PROBLEM REQUIREMENTS →
Write out the listing, please, but only from its first line through the line containing "ax = fig.add_axes([0.0849, 0.4129, 0.8604, 0.5435])", exactly as given and without pictures.

COLLECTED DATA →
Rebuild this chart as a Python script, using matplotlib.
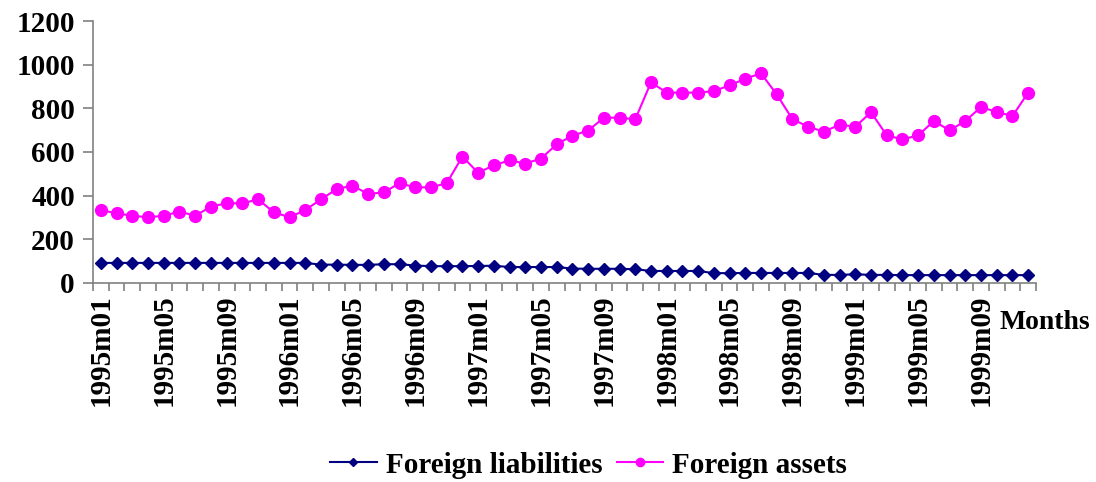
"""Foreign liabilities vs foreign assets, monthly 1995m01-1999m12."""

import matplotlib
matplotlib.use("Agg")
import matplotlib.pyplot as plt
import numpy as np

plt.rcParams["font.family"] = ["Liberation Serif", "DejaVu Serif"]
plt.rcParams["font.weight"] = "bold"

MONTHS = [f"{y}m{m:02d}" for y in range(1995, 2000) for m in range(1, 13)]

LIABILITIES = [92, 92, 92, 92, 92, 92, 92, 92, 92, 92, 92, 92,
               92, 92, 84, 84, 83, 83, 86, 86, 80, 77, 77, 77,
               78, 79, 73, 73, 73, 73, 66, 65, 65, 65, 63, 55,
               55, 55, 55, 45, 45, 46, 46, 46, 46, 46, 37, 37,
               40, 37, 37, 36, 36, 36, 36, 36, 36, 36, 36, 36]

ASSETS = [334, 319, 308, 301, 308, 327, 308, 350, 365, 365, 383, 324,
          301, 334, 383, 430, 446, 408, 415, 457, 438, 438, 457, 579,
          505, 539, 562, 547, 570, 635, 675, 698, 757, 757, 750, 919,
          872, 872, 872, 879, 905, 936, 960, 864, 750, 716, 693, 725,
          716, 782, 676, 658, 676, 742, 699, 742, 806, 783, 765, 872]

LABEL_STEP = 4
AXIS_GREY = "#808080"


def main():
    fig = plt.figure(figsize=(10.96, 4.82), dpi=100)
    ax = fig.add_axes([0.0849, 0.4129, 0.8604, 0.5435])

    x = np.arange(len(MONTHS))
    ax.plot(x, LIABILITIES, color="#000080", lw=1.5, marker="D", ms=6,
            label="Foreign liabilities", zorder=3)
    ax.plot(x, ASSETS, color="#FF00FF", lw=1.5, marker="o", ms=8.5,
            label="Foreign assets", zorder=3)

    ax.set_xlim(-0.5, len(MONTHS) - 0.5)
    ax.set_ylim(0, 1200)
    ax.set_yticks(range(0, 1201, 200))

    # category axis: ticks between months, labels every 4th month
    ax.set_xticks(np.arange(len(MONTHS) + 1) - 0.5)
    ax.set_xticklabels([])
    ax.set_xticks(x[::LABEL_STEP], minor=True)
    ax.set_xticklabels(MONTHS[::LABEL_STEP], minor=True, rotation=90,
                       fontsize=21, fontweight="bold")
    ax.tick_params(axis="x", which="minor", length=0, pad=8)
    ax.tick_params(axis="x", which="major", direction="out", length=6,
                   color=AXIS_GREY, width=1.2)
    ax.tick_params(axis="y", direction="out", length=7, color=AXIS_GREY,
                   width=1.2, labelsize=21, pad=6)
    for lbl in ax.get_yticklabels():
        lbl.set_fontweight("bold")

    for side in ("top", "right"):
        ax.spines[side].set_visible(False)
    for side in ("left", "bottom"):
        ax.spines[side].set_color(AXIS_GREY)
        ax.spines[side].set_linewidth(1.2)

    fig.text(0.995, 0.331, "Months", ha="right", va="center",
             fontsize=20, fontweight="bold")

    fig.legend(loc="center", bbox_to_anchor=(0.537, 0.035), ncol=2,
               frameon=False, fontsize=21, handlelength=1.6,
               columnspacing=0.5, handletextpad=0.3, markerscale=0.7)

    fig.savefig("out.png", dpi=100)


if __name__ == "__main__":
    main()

OUTPUT →
Rebuild this chart as a Python script, using matplotlib.
"""Foreign liabilities vs foreign assets, monthly 1995m01-1999m12."""

import matplotlib
matplotlib.use("Agg")
import matplotlib.pyplot as plt
import numpy as np

plt.rcParams["font.family"] = ["Liberation Serif", "DejaVu Serif"]
plt.rcParams["font.weight"] = "bold"

MONTHS = [f"{y}m{m:02d}" for y in range(1995, 2000) for m in range(1, 13)]

LIABILITIES = [92, 92, 92, 92, 92, 92, 92, 92, 92, 92, 92, 92,
               92, 92, 84, 84, 83, 83, 86, 86, 80, 77, 77, 77,
               78, 79, 73, 73, 73, 73, 66, 65, 65, 65, 63, 55,
               55, 55, 55, 45, 45, 46, 46, 46, 46, 46, 37, 37,
               40, 37, 37, 36, 36, 36, 36, 36, 36, 36, 36, 36]

ASSETS = [334, 319, 308, 301, 308, 327, 308, 350, 365, 365, 383, 324,
          301, 334, 383, 430, 446, 408, 415, 457, 438, 438, 457, 579,
          505, 539, 562, 547, 570, 635, 675, 698, 757, 757, 750, 919,
          872, 872, 872, 879, 905, 936, 960, 864, 750, 716, 693, 725,
          716, 782, 676, 658, 676, 742, 699, 742, 806, 783, 765, 872]

LABEL_STEP = 4
AXIS_GREY = "#808080"


def main():
    fig = plt.figure(figsize=(10.96, 4.82), dpi=100)
    ax = fig.add_axes([0.0849, 0.4129, 0.8604, 0.5435])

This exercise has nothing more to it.